Deuteronomy 24:14-15. Not oppress a hired servant By detaining his wages from him when due, which is the meaning of oppression here, as appears from the next verse. At his day thou shalt give him his hire That is, at the time appointed, weekly or daily. He speaks of a hireling who was so poor as not to be able to provide himself and family with necessaries without his wages, and who therefore eagerly expected them as the support of their lives.

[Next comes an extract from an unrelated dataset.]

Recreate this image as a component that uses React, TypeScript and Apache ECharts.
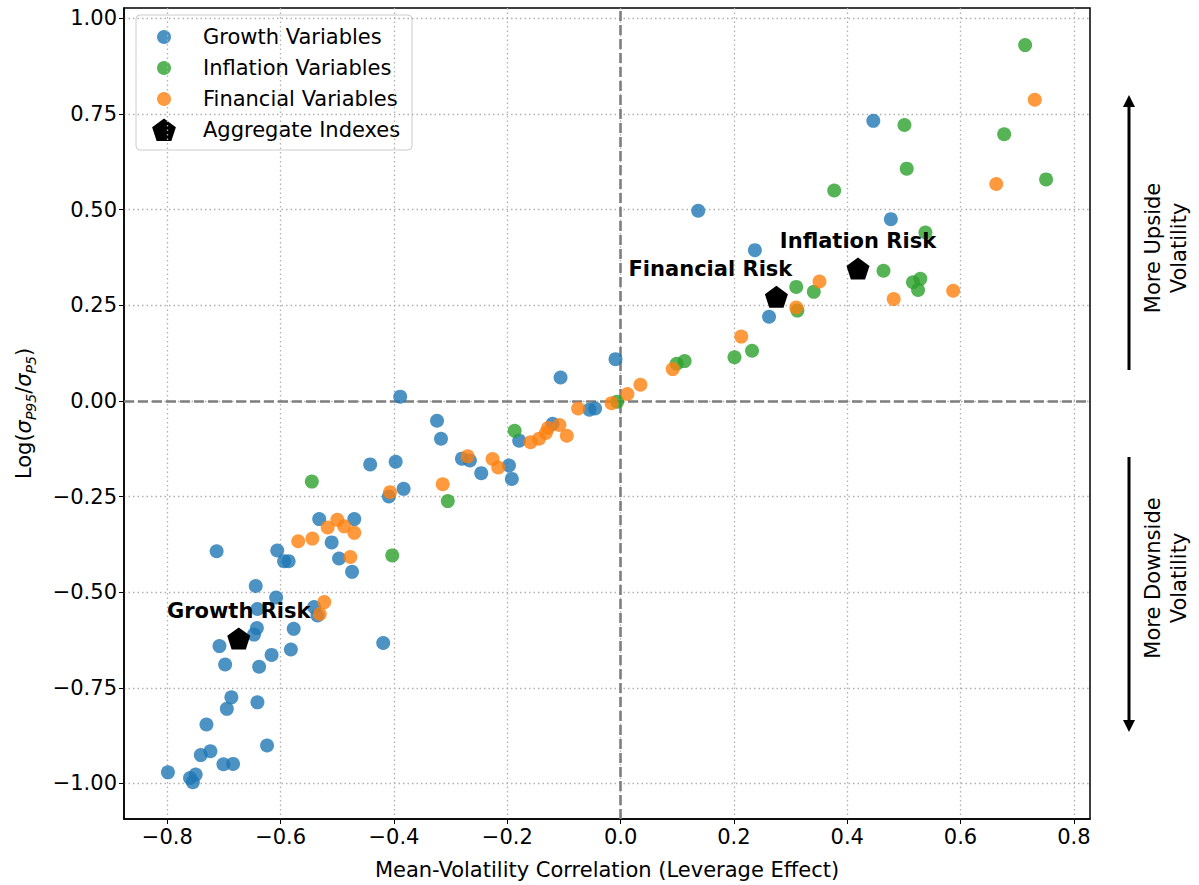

Deuteronomy 24:16. Not be put to death If the one be free from the guilt of the other’s sin, except in those cases where the sovereign Lord of life and death, before whom none is innocent, hath commanded it, as Deuteronomy 13:15; Joshua 7:24. For though God do visit the father’s sins upon the children, (Exodus 20:0.,) yet he will not suffer men to do so.
Deuteronomy 24:17. Raiment Not such as he hath daily and necessary use of, as being poor. But this concerns not rich persons, nor superfluous raiment.
Deuteronomy 24:19-22. It shall be for the stranger Moses here exhorts them to be mindful of those provisions made for the poor by this law, (Leviticus 19:9-10; Leviticus 23:22,) wherein they are ordered not to be over exact in reaping the fruits of their fields and vineyards, but to leave something to be gathered by their poor neighbours. When thou beatest thine olive-tree As they were wont to do, with sticks, to bring down the olives. It shall be for the fatherless, &c. Surely nothing can be more just, humane, or merciful, than all these laws here recited.